China’s new cyber security law (Law) could have far-reaching impacts for companies that do business there. The Law goes into effect on June 1, 2017. As is typical of legislation passed by the Standing Committee of the National People’s Congress, China’s highest legislative authority, the law has been criticized for its vagueness. Its provisions cover a wide range of issues. It regulates technology that can be used in China’s cyber space and requires network operators to cooperate in national security and criminal investigations. The Law also requires "critical information infrastructure operators" to store personal data and important business data within China.
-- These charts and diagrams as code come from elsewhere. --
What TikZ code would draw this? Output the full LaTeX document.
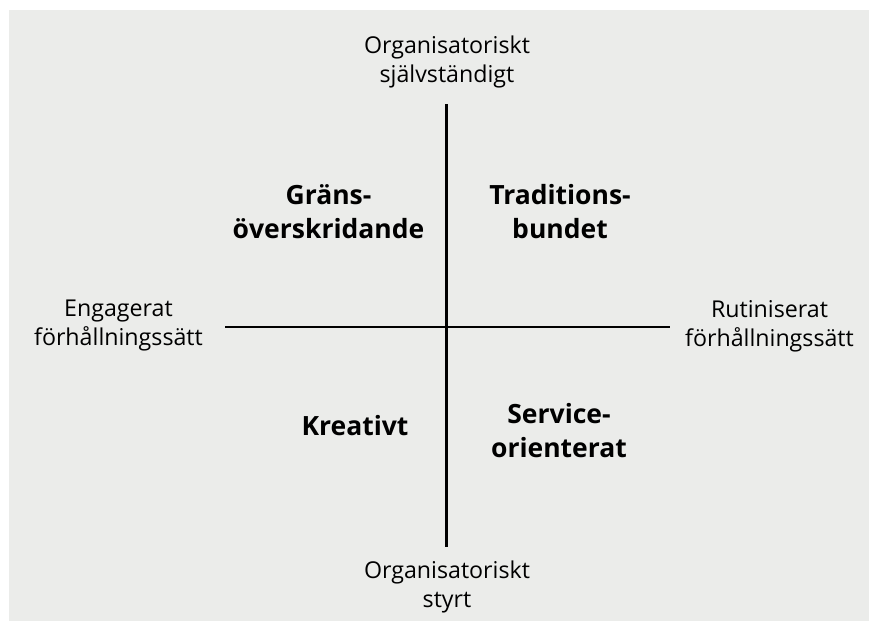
\documentclass[tikz,border=0pt]{standalone}
\usepackage{fontspec}
\setmainfont{Open Sans}
\definecolor{bggray}{RGB}{235,236,234}
\begin{document}
\begin{tikzpicture}[x=1pt,y=-1pt,
  axislabel/.style={anchor=base,align=center,inner sep=0pt,font=\fontsize{23.2}{28.5}\selectfont},
  quadlabel/.style={anchor=base,align=center,inner sep=0pt,font=\fontsize{26.5}{34}\selectfont\bfseries},
  axis/.style={line width=2.6pt,black}]
\useasboundingbox (0,0) rectangle (869,621);
\fill[bggray] (9,10) rectangle (869,621);
% axis end points
\coordinate (top) at (446.7,104);
\coordinate (bottom) at (446.7,547);
\coordinate (left) at (225,327);
\coordinate (right) at (670,327);
\draw[axis] (top) -- (bottom);
\draw[axis] (left) -- (right);
% axis labels (anchored at the baseline of the last line)
\node[axislabel] (ntop) at (447,82) {Organisatoriskt\\självständigt};
\node[axislabel] (nbottom) at (447,607) {Organisatoriskt\\styrt};
\node[axislabel] (nleft) at (118.5,345) {Engagerat\\förhållningssätt};
\node[axislabel] (nright) at (769.5,346) {Rutiniserat\\förhållningssätt};
% quadrant labels
\node[quadlabel] (q1) at (328.5,238) {Gräns-\\överskridande};
\node[quadlabel] (q2) at (560,238) {Traditions-\\bundet};
\node[quadlabel] (q3) at (355,435) {Kreativt};
\node[quadlabel] (q4) at (559,457) {Service-\\orienterat};
\end{tikzpicture}
\end{document}
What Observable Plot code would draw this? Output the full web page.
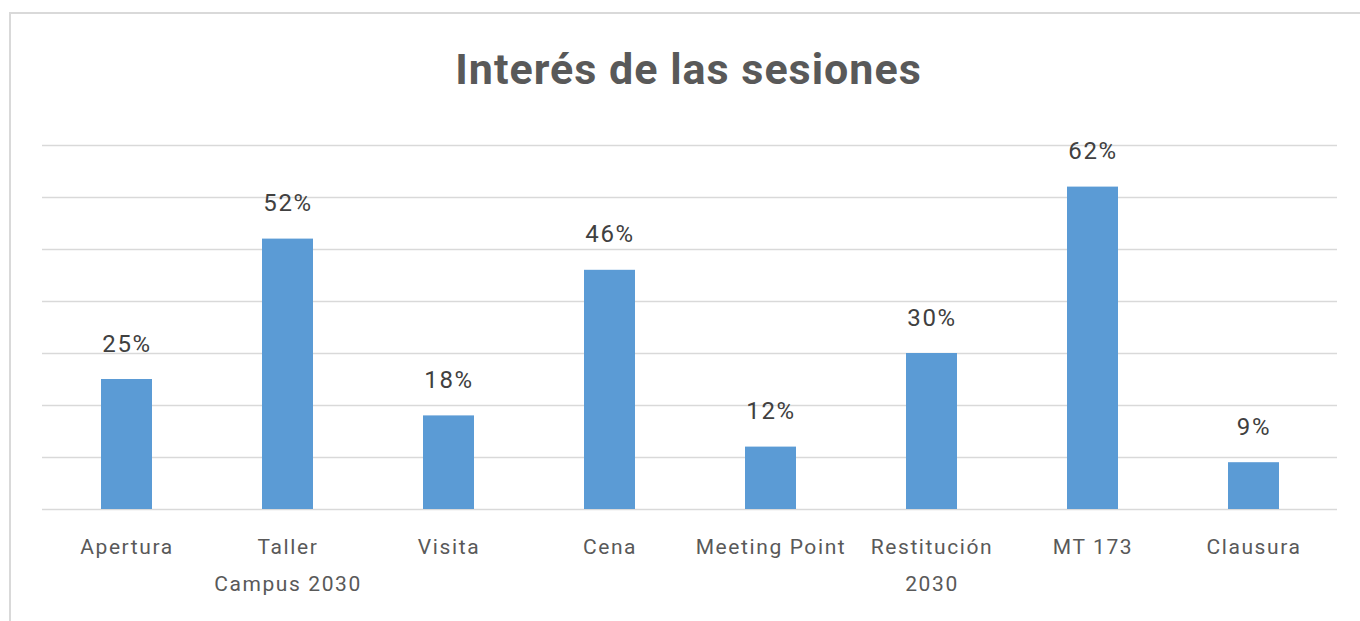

The Law’s requirements for critical information infrastructure operators are stringent and could apply broadly – to any information infrastructure that, if destroyed, could “endanger national security, national welfare and the people’s livelihood, or the public interest.” Critical information infrastructure operators are required to (1) have specific management bodies responsible for security management, (2) conduct network security education and training, (3) conduct backups of important systems and databases, (4) formulate emergency response plans and conduct periodic drills to deal with network security incidents, and (5) comply with other (unspecified) obligations provided by law. Similar requirements apply to “network operators” (owners or managers of any cyber network). Additionally, “personal information and other important data gathered or produced by critical information infrastructure operators during operations within” mainland China must be stored in mainland China.
These provisions could apply to any personnel information or any confidential or proprietary business information. There is an exception to the data localization requirement “where due to business requirements it is truly necessary to provide [data] outside the mainland.” But to take advantage of this provision, critical information infrastructure operators must follow unspecified “measures” and the State Council will conduct a security assessment. The vague and ambiguous nature of the critical information infrastructure provisions are representative of the rest of the Law and make it difficult to formulate compliance programs.
The enforcement provisions of the Law are equally unclear. Penalties for violations could include warnings, rectification orders, fines, confiscation of illegal gains, suspension of business operations or the revocation of the entity’s business license. The vague enforcement provisions, coupled with the legitimate concern that Chinese officials could require companies to provide “back doors” to a wide range of data present significant risk for companies operating in mainland China.
Chinese officials have promoted the Law as necessary to national security and have attempted to assure stakeholders that it will not create obstacles for foreign businesses. But some experts fear that the Law could stifle China’s efforts to further integrate into the global economy and may dissuade foreign companies from doing business there. Bottom line, if your business operates in mainland China, it is time to take a hard look at your compliance programs and data storage methods before the law takes effect in June 2017. Although it is impossible to predict precisely how the Law will be enforced, it is important to develop a practical plan to address the challenges your business will likely face.